• **WHAT IS REQUIRED**:
Beginning with the first line, set down every line through the one containing "import * as", exactly as it appears, but not the pictures.

• **INFORMATION SHOWN**:

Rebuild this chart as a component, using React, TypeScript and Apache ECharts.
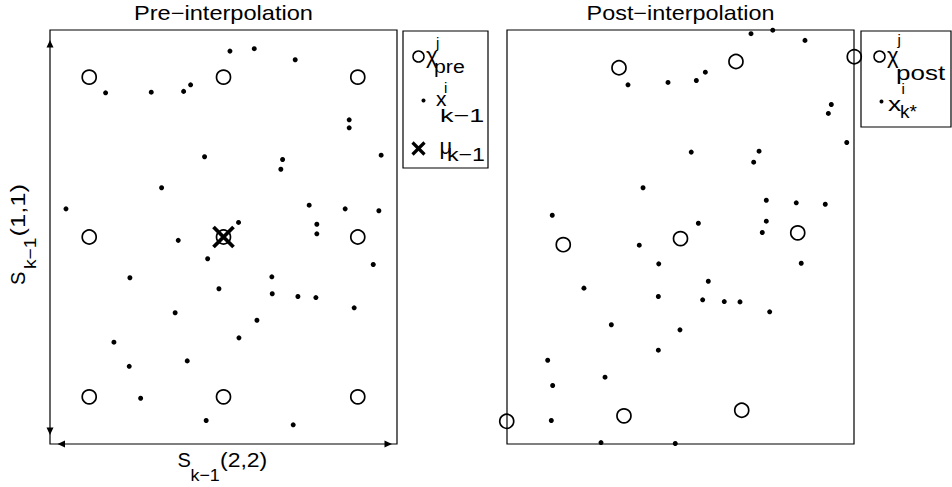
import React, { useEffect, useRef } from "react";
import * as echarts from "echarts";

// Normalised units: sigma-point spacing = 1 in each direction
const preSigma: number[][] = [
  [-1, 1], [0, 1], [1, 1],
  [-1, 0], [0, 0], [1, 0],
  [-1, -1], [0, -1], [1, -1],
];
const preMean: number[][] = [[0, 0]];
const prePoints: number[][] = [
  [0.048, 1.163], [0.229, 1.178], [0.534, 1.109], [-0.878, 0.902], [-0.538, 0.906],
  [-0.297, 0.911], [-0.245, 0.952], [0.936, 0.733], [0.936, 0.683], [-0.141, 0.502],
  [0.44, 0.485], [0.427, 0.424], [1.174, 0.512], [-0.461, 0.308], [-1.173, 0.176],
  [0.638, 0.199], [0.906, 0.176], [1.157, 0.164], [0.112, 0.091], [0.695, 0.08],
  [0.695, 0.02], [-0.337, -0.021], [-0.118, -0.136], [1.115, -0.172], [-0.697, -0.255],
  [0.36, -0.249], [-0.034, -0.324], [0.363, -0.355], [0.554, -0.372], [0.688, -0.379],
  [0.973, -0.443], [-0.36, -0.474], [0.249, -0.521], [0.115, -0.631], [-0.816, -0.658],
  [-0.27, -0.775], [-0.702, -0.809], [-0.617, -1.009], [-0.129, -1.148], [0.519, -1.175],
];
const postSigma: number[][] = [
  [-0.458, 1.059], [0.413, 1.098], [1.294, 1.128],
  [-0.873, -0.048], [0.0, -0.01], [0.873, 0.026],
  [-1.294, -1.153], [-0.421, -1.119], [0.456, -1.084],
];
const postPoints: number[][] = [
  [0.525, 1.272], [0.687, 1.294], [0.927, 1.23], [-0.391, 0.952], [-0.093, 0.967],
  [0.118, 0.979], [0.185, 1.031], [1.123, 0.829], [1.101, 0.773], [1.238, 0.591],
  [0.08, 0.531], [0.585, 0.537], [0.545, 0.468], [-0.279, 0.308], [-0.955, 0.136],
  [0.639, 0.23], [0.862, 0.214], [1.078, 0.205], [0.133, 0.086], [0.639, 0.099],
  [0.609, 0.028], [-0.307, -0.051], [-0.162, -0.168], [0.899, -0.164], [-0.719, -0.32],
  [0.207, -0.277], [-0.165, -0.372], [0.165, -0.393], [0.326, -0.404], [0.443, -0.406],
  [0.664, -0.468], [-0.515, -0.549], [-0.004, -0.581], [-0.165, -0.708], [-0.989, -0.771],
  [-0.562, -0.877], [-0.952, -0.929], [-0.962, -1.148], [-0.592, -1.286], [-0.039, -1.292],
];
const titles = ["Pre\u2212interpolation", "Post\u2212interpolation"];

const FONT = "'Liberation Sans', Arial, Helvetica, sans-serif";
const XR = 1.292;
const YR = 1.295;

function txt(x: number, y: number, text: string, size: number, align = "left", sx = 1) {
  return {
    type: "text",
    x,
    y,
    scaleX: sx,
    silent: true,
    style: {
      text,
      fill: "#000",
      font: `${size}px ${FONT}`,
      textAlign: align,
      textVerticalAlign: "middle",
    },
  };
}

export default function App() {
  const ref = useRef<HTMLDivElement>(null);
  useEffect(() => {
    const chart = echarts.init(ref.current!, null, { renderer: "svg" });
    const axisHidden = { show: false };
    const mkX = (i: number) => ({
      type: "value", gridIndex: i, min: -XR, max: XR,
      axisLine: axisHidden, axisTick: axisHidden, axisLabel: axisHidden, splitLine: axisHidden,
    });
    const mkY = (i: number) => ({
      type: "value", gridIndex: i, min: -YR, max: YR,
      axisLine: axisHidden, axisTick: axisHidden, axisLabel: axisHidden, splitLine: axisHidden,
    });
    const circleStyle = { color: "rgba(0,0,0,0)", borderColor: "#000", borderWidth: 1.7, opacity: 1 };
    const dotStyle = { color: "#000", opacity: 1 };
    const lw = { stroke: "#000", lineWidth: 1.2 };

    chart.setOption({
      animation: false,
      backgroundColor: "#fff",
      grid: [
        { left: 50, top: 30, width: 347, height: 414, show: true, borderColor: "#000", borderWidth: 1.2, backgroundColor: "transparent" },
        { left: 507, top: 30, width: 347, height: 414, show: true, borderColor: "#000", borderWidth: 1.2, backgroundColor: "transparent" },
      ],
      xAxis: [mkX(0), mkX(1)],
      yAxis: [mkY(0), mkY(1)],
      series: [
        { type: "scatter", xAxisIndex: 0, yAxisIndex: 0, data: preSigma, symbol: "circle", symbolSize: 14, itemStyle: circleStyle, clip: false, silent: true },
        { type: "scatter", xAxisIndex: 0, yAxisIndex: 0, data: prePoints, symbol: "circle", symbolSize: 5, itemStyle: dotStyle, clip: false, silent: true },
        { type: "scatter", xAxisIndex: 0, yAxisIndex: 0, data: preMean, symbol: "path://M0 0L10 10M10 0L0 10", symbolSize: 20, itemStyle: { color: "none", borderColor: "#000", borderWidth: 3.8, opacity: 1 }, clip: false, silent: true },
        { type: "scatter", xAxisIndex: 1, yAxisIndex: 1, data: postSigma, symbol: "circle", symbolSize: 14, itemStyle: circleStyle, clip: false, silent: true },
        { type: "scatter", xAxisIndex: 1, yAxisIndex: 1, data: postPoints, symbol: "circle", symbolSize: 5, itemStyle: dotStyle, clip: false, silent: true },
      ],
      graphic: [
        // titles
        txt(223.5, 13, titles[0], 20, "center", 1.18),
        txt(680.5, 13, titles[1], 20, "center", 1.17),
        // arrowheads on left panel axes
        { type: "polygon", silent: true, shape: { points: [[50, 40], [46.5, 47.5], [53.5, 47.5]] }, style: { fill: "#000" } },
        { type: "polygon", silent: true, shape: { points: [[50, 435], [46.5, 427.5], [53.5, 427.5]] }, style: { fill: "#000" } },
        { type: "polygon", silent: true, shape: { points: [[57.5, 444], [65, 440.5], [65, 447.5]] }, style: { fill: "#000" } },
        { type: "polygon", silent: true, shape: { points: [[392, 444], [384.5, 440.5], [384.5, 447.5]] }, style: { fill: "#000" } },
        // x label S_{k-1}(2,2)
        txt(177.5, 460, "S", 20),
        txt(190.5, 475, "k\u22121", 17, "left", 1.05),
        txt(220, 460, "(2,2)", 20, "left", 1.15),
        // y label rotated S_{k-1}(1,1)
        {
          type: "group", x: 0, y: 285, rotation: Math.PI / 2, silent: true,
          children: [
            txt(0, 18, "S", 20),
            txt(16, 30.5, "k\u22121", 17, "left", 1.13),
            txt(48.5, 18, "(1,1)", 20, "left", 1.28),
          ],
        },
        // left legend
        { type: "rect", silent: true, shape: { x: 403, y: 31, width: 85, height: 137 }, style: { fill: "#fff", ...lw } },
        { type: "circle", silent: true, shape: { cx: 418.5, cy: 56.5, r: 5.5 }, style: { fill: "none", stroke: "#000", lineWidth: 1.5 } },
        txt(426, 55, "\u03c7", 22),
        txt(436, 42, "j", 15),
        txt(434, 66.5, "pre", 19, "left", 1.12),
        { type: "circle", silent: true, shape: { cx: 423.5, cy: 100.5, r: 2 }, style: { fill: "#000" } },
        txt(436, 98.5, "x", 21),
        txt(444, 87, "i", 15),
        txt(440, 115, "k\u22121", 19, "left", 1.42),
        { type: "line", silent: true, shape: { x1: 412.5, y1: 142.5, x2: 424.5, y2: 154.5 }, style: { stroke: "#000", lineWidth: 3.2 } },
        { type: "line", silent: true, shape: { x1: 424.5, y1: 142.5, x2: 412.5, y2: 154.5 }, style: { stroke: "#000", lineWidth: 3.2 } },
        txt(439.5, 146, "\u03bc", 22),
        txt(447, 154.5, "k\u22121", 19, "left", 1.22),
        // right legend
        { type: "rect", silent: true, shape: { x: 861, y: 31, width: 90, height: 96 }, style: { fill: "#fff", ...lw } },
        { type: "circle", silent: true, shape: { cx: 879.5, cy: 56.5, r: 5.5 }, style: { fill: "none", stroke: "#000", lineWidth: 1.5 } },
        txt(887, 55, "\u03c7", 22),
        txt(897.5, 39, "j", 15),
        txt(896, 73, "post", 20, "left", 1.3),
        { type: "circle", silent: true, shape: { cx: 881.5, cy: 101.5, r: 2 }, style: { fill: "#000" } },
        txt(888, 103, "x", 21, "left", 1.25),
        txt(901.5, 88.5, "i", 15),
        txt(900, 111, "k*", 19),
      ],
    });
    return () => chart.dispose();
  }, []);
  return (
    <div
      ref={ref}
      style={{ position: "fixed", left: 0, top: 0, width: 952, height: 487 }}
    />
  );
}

• **RESPONSE TO THE TASK**:
Rebuild this chart as a component, using React, TypeScript and Apache ECharts.
import React, { useEffect, useRef } from "react";
import * as echarts from "echarts";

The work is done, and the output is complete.